Figure scripts

----------

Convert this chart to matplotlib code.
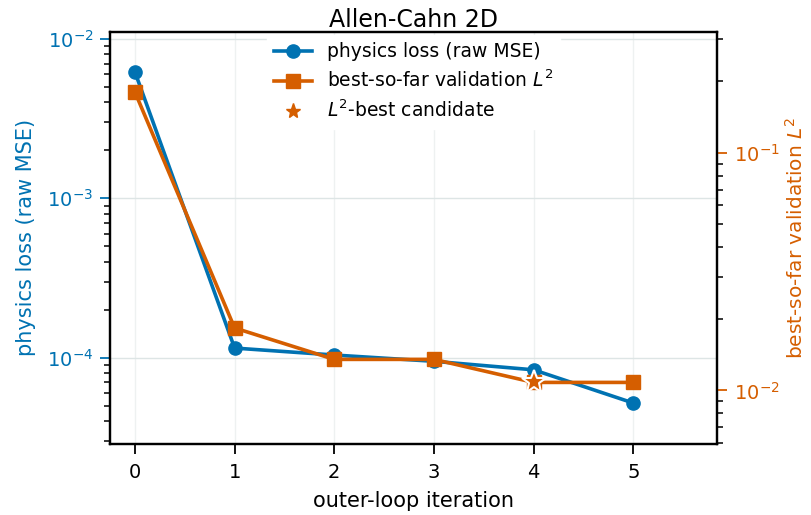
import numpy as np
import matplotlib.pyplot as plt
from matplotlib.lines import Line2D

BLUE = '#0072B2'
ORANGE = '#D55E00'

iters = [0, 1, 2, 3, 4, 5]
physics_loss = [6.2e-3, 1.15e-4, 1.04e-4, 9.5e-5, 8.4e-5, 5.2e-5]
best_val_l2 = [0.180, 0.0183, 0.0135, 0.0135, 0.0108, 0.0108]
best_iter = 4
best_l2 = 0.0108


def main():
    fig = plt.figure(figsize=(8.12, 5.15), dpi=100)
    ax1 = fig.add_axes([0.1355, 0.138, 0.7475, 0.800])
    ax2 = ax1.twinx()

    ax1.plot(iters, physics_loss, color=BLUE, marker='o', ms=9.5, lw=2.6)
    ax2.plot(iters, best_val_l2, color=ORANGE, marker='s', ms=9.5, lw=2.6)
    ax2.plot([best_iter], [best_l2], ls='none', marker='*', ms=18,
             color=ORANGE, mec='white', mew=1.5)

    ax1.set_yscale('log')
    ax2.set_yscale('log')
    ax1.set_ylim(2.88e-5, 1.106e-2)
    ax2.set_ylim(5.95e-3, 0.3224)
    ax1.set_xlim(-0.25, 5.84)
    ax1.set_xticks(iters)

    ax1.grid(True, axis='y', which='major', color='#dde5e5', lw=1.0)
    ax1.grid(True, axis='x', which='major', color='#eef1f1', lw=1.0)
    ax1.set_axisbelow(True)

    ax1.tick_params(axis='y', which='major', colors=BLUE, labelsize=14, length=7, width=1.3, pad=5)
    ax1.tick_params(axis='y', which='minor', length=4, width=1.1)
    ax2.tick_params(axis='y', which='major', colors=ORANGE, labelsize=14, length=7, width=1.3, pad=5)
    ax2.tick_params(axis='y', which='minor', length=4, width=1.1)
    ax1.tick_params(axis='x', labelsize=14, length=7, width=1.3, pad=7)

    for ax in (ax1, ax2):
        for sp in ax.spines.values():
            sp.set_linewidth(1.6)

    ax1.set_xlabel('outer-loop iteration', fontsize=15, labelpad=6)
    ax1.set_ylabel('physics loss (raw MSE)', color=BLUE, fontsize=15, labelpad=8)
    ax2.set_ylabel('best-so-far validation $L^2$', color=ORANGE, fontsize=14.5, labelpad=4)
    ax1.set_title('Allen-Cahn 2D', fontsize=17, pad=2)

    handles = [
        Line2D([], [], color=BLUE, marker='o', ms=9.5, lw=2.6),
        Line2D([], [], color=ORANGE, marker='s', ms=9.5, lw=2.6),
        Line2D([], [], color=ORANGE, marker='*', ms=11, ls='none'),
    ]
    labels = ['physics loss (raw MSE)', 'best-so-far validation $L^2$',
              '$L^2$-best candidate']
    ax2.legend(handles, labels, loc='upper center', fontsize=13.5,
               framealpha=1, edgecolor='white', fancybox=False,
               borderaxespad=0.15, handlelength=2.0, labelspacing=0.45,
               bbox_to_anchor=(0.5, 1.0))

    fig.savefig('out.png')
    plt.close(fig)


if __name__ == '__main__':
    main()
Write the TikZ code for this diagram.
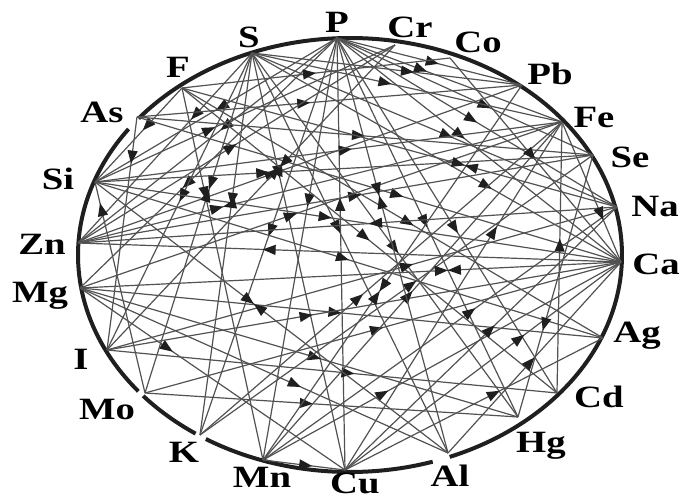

----------

PROMPT: Please reproduce the listing exactly from its opening line through the line that contains "ax1.set_xticks(iters)", both included, with all pictures omitted.

RESPONSE:
Convert this chart to matplotlib code.
import numpy as np
import matplotlib.pyplot as plt
from matplotlib.lines import Line2D

BLUE = '#0072B2'
ORANGE = '#D55E00'

iters = [0, 1, 2, 3, 4, 5]
physics_loss = [6.2e-3, 1.15e-4, 1.04e-4, 9.5e-5, 8.4e-5, 5.2e-5]
best_val_l2 = [0.180, 0.0183, 0.0135, 0.0135, 0.0108, 0.0108]
best_iter = 4
best_l2 = 0.0108


def main():
    fig = plt.figure(figsize=(8.12, 5.15), dpi=100)
    ax1 = fig.add_axes([0.1355, 0.138, 0.7475, 0.800])
    ax2 = ax1.twinx()

    ax1.plot(iters, physics_loss, color=BLUE, marker='o', ms=9.5, lw=2.6)
    ax2.plot(iters, best_val_l2, color=ORANGE, marker='s', ms=9.5, lw=2.6)
    ax2.plot([best_iter], [best_l2], ls='none', marker='*', ms=18,
             color=ORANGE, mec='white', mew=1.5)

    ax1.set_yscale('log')
    ax2.set_yscale('log')
    ax1.set_ylim(2.88e-5, 1.106e-2)
    ax2.set_ylim(5.95e-3, 0.3224)
    ax1.set_xlim(-0.25, 5.84)
    ax1.set_xticks(iters)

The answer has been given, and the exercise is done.